Nel decreto Passini ricorda anche che “l’immagine in parola potrebbe, tuttalpiù, essere considerata come molestia sessuale ai sensi dell’art. 198 cpv. 2 CP. Tale reato è tuttavia perseguibile solamente su querela di parte lesa. Nella fattispecie non risulta che la destinataria del messaggio, entro il termine di tre mesi di cui all’art. 31 CP, abbia sporto querela contro Mauro Ermani. Per completezza – si legge sempre nel decreto – va in questo contesto rilevato che l’art 198 cvp. 2 v-CP, nella versione applicabile al momento dei fatti (dunque antecedente il 1°luglio 2024), non sembra essere comunque adempiuta, trattandosi, semmai, di una cosiddetta ‘molestia visiva’, non contemplata nel (vecchio) testo di legge”. Tre mesi per sporgere querela che per Lepori «sono un periodo decisamente limitato. In generale possiamo affermare che si tratta di tempi molto corti. La Legge non tutela quindi come dovrebbe le vittime nella loro possibilità di denunciare e dire come sono andate le cose. Anche perché di solito è sempre chi si trova in una posizione di potere a esercitare una molestia, e questa rende più lento e difficile il processo di segnalazione».
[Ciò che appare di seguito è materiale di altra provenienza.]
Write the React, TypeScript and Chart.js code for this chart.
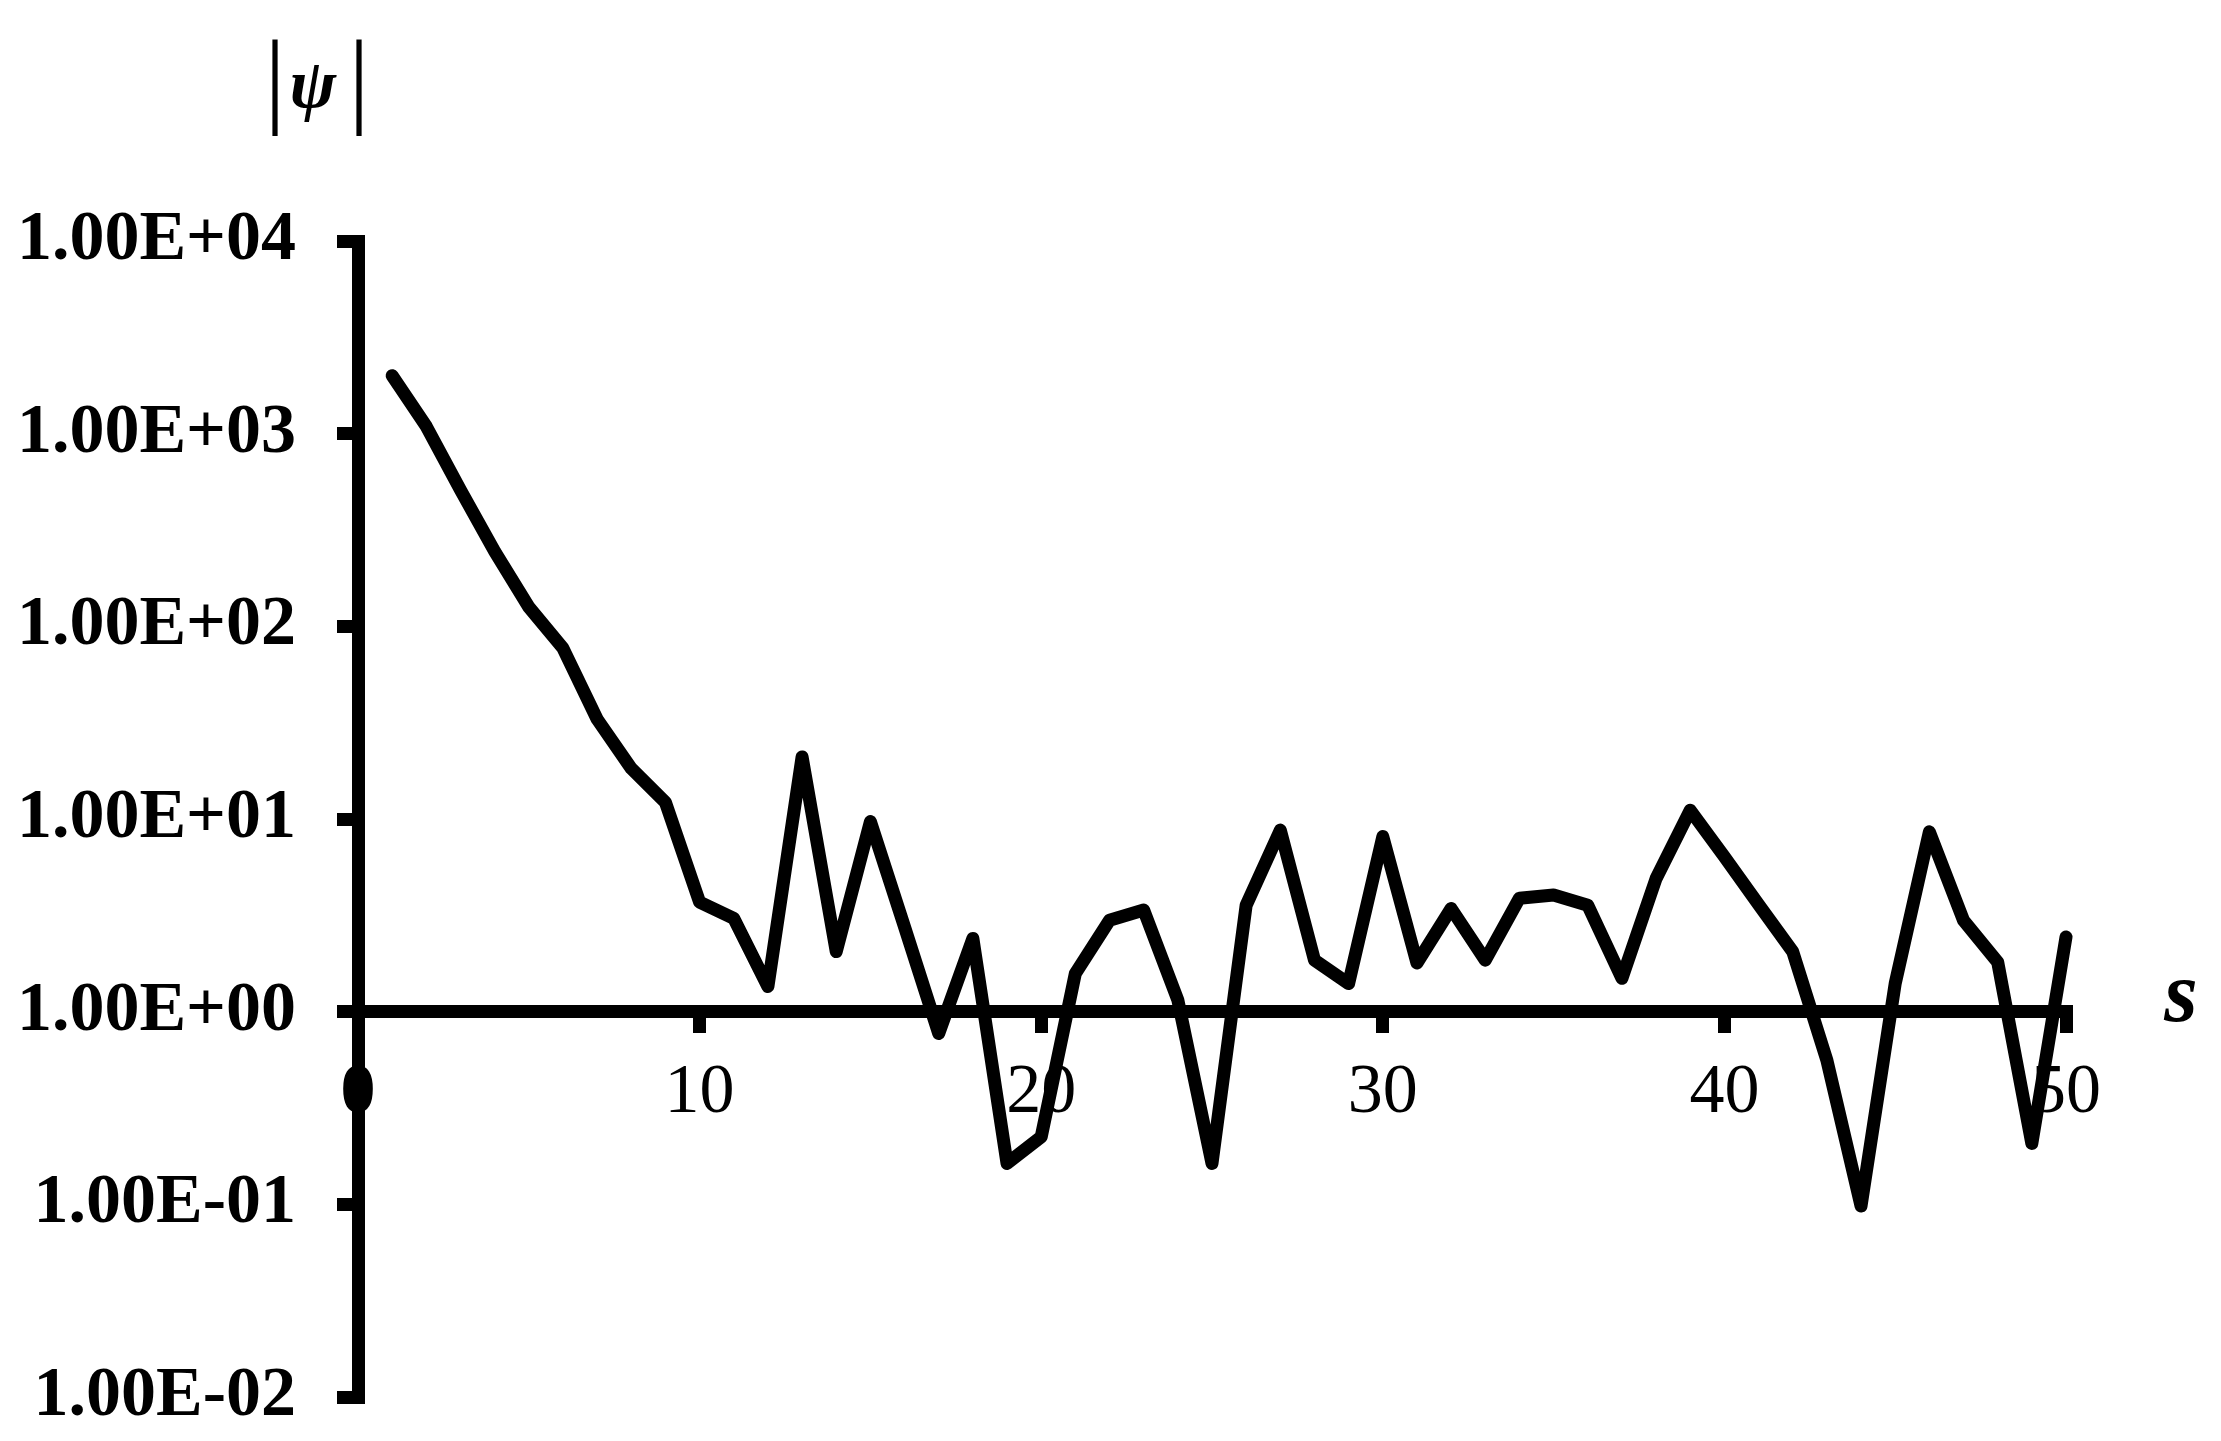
import React, { useEffect, useRef } from "react";
import { Chart, registerables } from "chart.js";

Chart.register(...registerables);

// ---- data ----
const sValues = [
  1, 2, 3, 4, 5, 6, 7, 8, 9, 10,
  11, 12, 13, 14, 15, 16, 17, 18, 19, 20,
  21, 22, 23, 24, 25, 26, 27, 28, 29, 30,
  31, 32, 33, 34, 35, 36, 37, 38, 39, 40,
  41, 42, 43, 44, 45, 46, 47, 48, 49, 50,
];
const psiValues = [
  2000, 1090, 510, 245, 126, 77, 33, 18.3, 12.2, 3.7,
  3.05, 1.35, 21, 2.05, 9.7, 2.75, 0.77, 2.4, 0.163, 0.224,
  1.58, 2.98, 3.37, 1.15, 0.163, 3.57, 8.76, 1.85, 1.4, 8.1,
  1.79, 3.43, 1.85, 3.88, 4.03, 3.57, 1.49, 4.91, 11.1, 6.37,
  3.6, 2.05, 0.56, 0.098, 1.4, 8.58, 2.98, 1.81, 0.207, 2.44,
];
const yTickValues = [0.01, 0.1, 1, 10, 100, 1000, 10000];
const yTickLabels = ["1.00E-02", "1.00E-01", "1.00E+00", "1.00E+01", "1.00E+02", "1.00E+03", "1.00E+04"];
const xTickValues = [0, 10, 20, 30, 40, 50];
const xTickLabels = ["0", "10", "20", "30", "40", "50"];
const yTitleParts = ["|", "\u03C8", "|"];
const xTitle = "s";

const SERIF = "'Liberation Serif', 'Times New Roman', serif";

const titlesPlugin = {
  id: "axisTitles",
  afterDraw(chart: any) {
    const { ctx, chartArea, scales } = chart;
    ctx.save();
    ctx.fillStyle = "#000";
    // |psi| above the y axis
    const baseY = chartArea.top - 128;
    ctx.textAlign = "center";
    ctx.textBaseline = "alphabetic";
    ctx.font = `105px ${SERIF}`;
    ctx.fillText(yTitleParts[0], chartArea.left - 83, baseY);
    ctx.fillText(yTitleParts[2], chartArea.left + 1, baseY);
    ctx.font = `bold italic 70px ${SERIF}`;
    ctx.fillText(yTitleParts[1], chartArea.left - 45, baseY - 6);
    // s at right end of x axis
    const y1 = scales.y.getPixelForValue(1);
    ctx.font = `bold italic 86px ${SERIF}`;
    ctx.fillText(xTitle, chartArea.right + 115, y1 + 9);
    ctx.restore();
  },
};

export default function App() {
  const canvasRef = useRef<HTMLCanvasElement | null>(null);

  useEffect(() => {
    const canvas = canvasRef.current;
    if (!canvas) return;
    const chart = new Chart(canvas, {
      type: "line",
      data: {
        datasets: [
          {
            data: sValues.map((s, i) => ({ x: s, y: psiValues[i] })),
            borderColor: "#000",
            borderWidth: 13,
            pointRadius: 0,
            tension: 0,
            borderCapStyle: "round",
            borderJoinStyle: "round",
            fill: false,
            clip: false as any,
          },
        ],
      },
      options: {
        animation: false,
        responsive: false,
        devicePixelRatio: 1,
        layout: { padding: { left: 0, top: 241, right: 155, bottom: 44 } },
        plugins: {
          legend: { display: false },
          tooltip: { enabled: false },
          title: { display: false },
        },
        scales: {
          x: {
            type: "linear",
            position: { y: 1 } as any,
            min: 0,
            max: 50,
            afterBuildTicks: (scale: any) => {
              scale.ticks = xTickValues.map((v) => ({ value: v }));
            },
            ticks: {
              autoSkip: false,
              maxRotation: 0,
              padding: 25,
              color: "#000",
              font: (ctx: any) => ({
                family: SERIF,
                size: 70,
                weight: ctx.index === 0 ? "bold" : "normal",
              }),
              callback: (_v: any, i: number) => xTickLabels[i],
            },
            grid: {
              drawOnChartArea: false,
              color: "#000",
              lineWidth: 13,
              tickLength: 15,
            },
            border: { display: true, color: "#000", width: 13 },
          },
          y: {
            type: "logarithmic",
            position: "left",
            min: 0.01,
            max: 10000,
            afterBuildTicks: (scale: any) => {
              scale.ticks = yTickValues.map((v) => ({ value: v }));
            },
            afterFit: (scale: any) => {
              scale.width = 358;
              scale.paddingTop = 0;
              scale.paddingBottom = 0;
            },
            ticks: {
              autoSkip: false,
              padding: 41,
              color: "#000",
              font: { family: SERIF, size: 70, weight: "bold" },
              callback: (_v: any, i: number) => yTickLabels[i],
            },
            grid: {
              drawOnChartArea: false,
              color: "#000",
              lineWidth: 13,
              tickLength: 21,
            },
            border: { display: true, color: "#000", width: 13 },
          },
        },
      },
      plugins: [titlesPlugin],
    });
    return () => chart.destroy();
  }, []);

  return (
    <div
      style={{
        position: "fixed",
        left: 0,
        top: 0,
        width: 2221,
        height: 1441,
        background: "#fff",
      }}
    >
      <canvas ref={canvasRef} width={2221} height={1441} style={{ display: "block", width: 2221, height: 1441 }} />
    </div>
  );
}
«Questa vicenda mi porta a riflettere su quali siano gli elementi che sdoganano questo modo di pensare da parte di una persona con così tanta responsabilità. Modo di pensare che poi il comune cittadino, mutatis mutandis, finisce poi, a sua volta, a esercitare quotidianamente nel suo relazionarsi con l’altro. Quali sono i fondamenti su cui la nostra società basa decisioni tanto importanti?». Per il responsabile regionale di Pro Juventute Ilario Lodi «è assolutamente necessario un cambio di rotta. E lo dico da persona che si occupa di educazione. È un’operazione che richiede del tempo, ma non ci possiamo sottrarre».